Last month, a family from northern Israel was visiting the museum when their youngest son tipped over the jar, which smashed into pieces.

Alex Geller, the boy’s father, said his son — the youngest of three — is exceptionally curious, and that the moment he heard the crash, “please let that not be my child” was the first thought that raced through his head.

The jar has been on display at the Hecht Museum in Haifa for 35 years. It was one of the only containers of its size and from that period still complete when it was discovered.

The Bronze Age jar is one of many artifacts exhibited out in the open, part of the Hecht Museum’s vision of letting visitors explore history without glass barriers, said Inbal Rivlin, the director of the museum, which is associated with Haifa University in northern Israel.

It was likely used to hold wine or oil, and dates back to between 2200 and 1500 B.C.

Rivlin and the museum decided to turn the moment, which captured international attention, into a teaching moment, inviting the Geller family back for a special visit and hands-on activity to illustrate the restoration process.

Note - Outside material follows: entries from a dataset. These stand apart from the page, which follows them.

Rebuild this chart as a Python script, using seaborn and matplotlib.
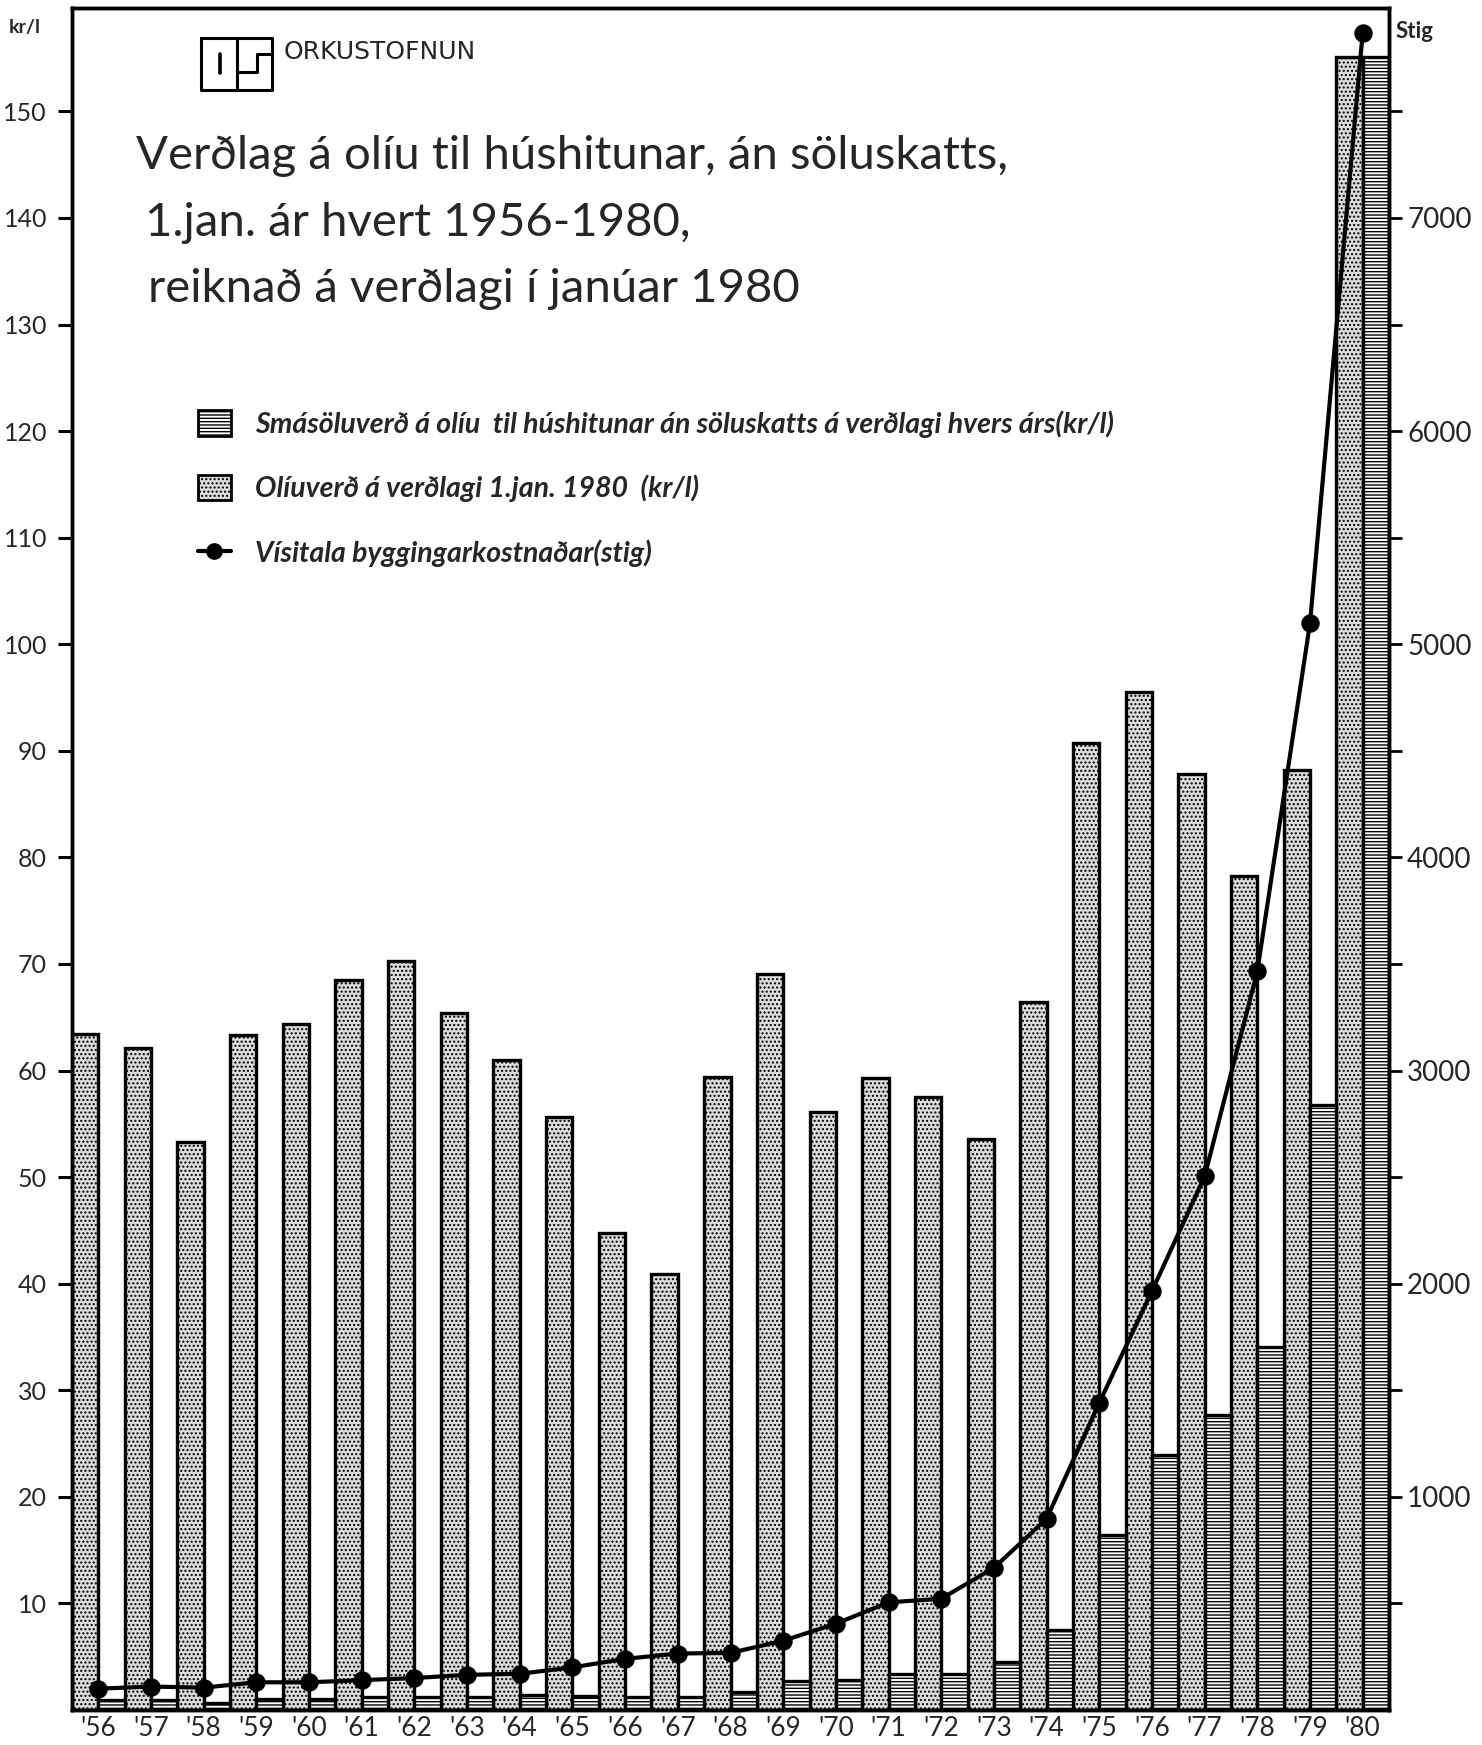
import numpy as np
import pandas as pd
import matplotlib
matplotlib.use("Agg")
import matplotlib.pyplot as plt
import seaborn as sns
from matplotlib.patches import Patch
from matplotlib.lines import Line2D

# Data
years = ["'56", "'57", "'58", "'59", "'60", "'61", "'62", "'63", "'64", "'65",
         "'66", "'67", "'68", "'69", "'70", "'71", "'72", "'73", "'74", "'75",
         "'76", "'77", "'78", "'79", "'80"]

# Olíuverð á verðlagi 1. jan. 1980 (kr/l)
real_price = [63.4, 62.1, 53.3, 63.3, 64.4, 68.5, 70.3, 65.4, 61.0, 55.6,
              44.8, 40.9, 59.4, 69.1, 56.1, 59.3, 57.5, 53.6, 66.4, 90.7,
              95.5, 87.8, 78.3, 88.2, 155.1]

# Smásöluverð á verðlagi hvers árs (kr/l)
nominal_price = [0.9, 0.9, 0.7, 1.0, 1.0, 1.2, 1.2, 1.2, 1.4, 1.3,
                 1.2, 1.2, 1.7, 2.7, 2.8, 3.4, 3.4, 4.5, 7.5, 16.4,
                 23.9, 27.7, 34.1, 56.8, 155.1]

# Vísitala byggingarkostnaðar (stig)
building_index = [100, 110, 105, 130, 130, 140, 150, 165, 170, 200,
                  240, 265, 268, 325, 405, 505, 522, 667, 897, 1441,
                  1965, 2503, 3466, 5098, 7867]

left_ticks = [10, 20, 30, 40, 50, 60, 70, 80, 90, 100, 110, 120, 130, 140, 150]
right_ticks = list(range(500, 8000, 500))
right_labels = [str(t) if t % 1000 == 0 else "" for t in right_ticks]

label_nominal = "Smásöluverð á olíu  til húshitunar án söluskatts á verðlagi hvers árs(kr/l)"
label_real = "Olíuverð á verðlagi 1.jan. 1980  (kr/l)"
label_index = "Vísitala byggingarkostnaðar(stig)"

title_lines = ["Verðlag á olíu til húshitunar, án söluskatts,",
               "1.jan. ár hvert 1956-1980,",
               "reiknað á verðlagi í janúar 1980"]

# Style
sns.set_theme(style="white")
plt.rcParams['font.family'] = ['Lato', 'DejaVu Sans']
plt.rcParams['hatch.linewidth'] = 1.0

W, H = 1482, 1745
fig = plt.figure(figsize=(W / 100, H / 100), dpi=100)
fig.subplots_adjust(left=72 / W, right=1389 / W, top=1 - 8 / H, bottom=1 - 1710 / H)
ax = fig.add_subplot(111)

df = pd.DataFrame({
    "year": years * 2,
    "value": real_price + nominal_price,
    "series": ["real"] * len(years) + ["nominal"] * len(years),
})

sns.barplot(data=df, x="year", y="value", hue="series", hue_order=["real", "nominal"],
            palette={"real": "white", "nominal": "white"}, saturation=1,
            width=1.0, gap=0, edgecolor="black", linewidth=2.4, legend=False, ax=ax)

stipple_face = "#dcdcdc"
stipple_hatch = "...."
lines_hatch = "-----"
for bar in ax.containers[0]:
    bar.set_facecolor(stipple_face)
    bar.set_hatch(stipple_hatch)
for bar in ax.containers[1]:
    bar.set_hatch(lines_hatch)

ax.set_ylim(0, 159.7)
ax.set_yticks(left_ticks)
ax.set_yticklabels([str(t) for t in left_ticks])
ax.set_xlabel("")
ax.set_ylabel("")
ax.tick_params(axis="y", direction="out", length=10, width=2.2, labelsize=18, pad=8,
               left=True, color="black")
ax.tick_params(axis="x", length=0, labelsize=19, pad=4)

# Building cost index on the right axis
ax2 = ax.twinx()
sns.pointplot(x=years, y=building_index, color="black", markers="o",
              markersize=11, linewidth=3, ax=ax2)
ax2.set_ylim(0, 159.7 * 50)
ax2.set_yticks(right_ticks)
ax2.set_yticklabels(right_labels)
ax2.set_ylabel("")
ax2.tick_params(axis="y", direction="out", length=9, width=2.0, labelsize=20, pad=4,
                right=True, color="black")

for a in (ax, ax2):
    for side in a.spines:
        a.spines[side].set_visible(True)
        a.spines[side].set_color("black")
        a.spines[side].set_linewidth(2.5)

# Axis unit labels
fig.text(9 / W, 1 - 28 / H, "kr/l", fontsize=14, fontweight="bold", ha="left", va="center")
fig.text(1396 / W, 1 - 31 / H, "Stig", fontsize=16, fontweight="bold", ha="left", va="center")

# Title
fig.text(136 / W, 1 - 169 / H, title_lines[0], fontsize=34, ha="left", va="baseline")
fig.text(145 / W, 1 - 236 / H, title_lines[1], fontsize=34, ha="left", va="baseline")
fig.text(148 / W, 1 - 302 / H, title_lines[2], fontsize=34, ha="left", va="baseline")

# Orkustofnun logo
def fp(x, y):
    return x / W, 1 - y / H

def seg(pts, lw=2.2):
    xs, ys = zip(*[fp(x, y) for x, y in pts])
    fig.add_artist(Line2D(xs, ys, color="black", lw=lw, transform=fig.transFigure))

seg([(201, 38), (272, 38), (272, 90), (201, 90), (201, 38)])
seg([(237, 38), (237, 90)])
seg([(220, 54), (220, 73)], lw=2.6)
seg([(272, 54), (257, 54), (257, 72), (237, 72)])
fig.text(284 / W, 1 - 52 / H, "ORKUSTOFNUN", fontsize=18, family=["DejaVu Sans"],
         ha="left", va="center")

# Legend
handles = [
    Patch(facecolor="white", edgecolor="black", hatch=lines_hatch, linewidth=2),
    Patch(facecolor=stipple_face, edgecolor="black", hatch=stipple_hatch, linewidth=2),
    Line2D([0], [0], color="black", lw=3, marker="o", markersize=11),
]
leg = ax.legend(handles, [label_nominal, label_real, label_index],
                loc="upper left", bbox_to_anchor=fp(198, 410), bbox_transform=fig.transFigure,
                frameon=False, fontsize=20.5, handlelength=1.15, handleheight=1.0,
                handletextpad=0.85, labelspacing=1.3, borderpad=0, borderaxespad=0)
for t in leg.get_texts():
    t.set_fontstyle("italic")
    t.set_fontweight("bold")

fig.savefig("out.png", dpi=100)
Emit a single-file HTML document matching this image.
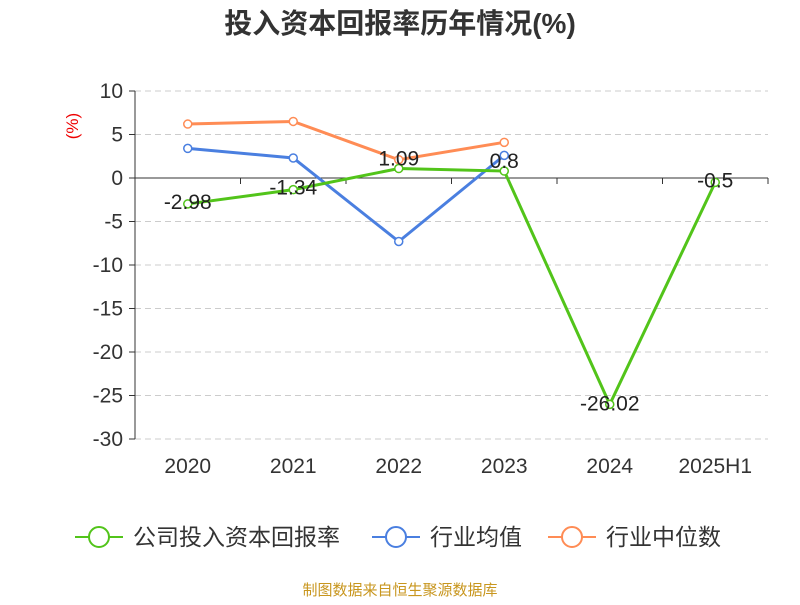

Rivlin added that the incident provided a welcome distraction from the ongoing war in Gaza. “Well, he’s just a kid. So I think that somehow it touches the heart of the people in Israel and around the world,“ said Rivlin.

Roee Shafir, a restoration expert at the museum, said the repairs would be fairly simple, as the pieces were from a single, complete jar. Archaeologists often face the more daunting task of sifting through piles of shards from multiple objects and trying to piece them together.

Experts used 3D technology, hi-resolution videos, and special glue to painstakingly reconstruct the large jar.

Less than two weeks after it broke, the jar went back on display at the museum. The gluing process left small hairline cracks, and a few pieces are missing, but the jar’s impressive size remains.

The only noticeable difference in the exhibit was a new sign reading “please don’t touch.”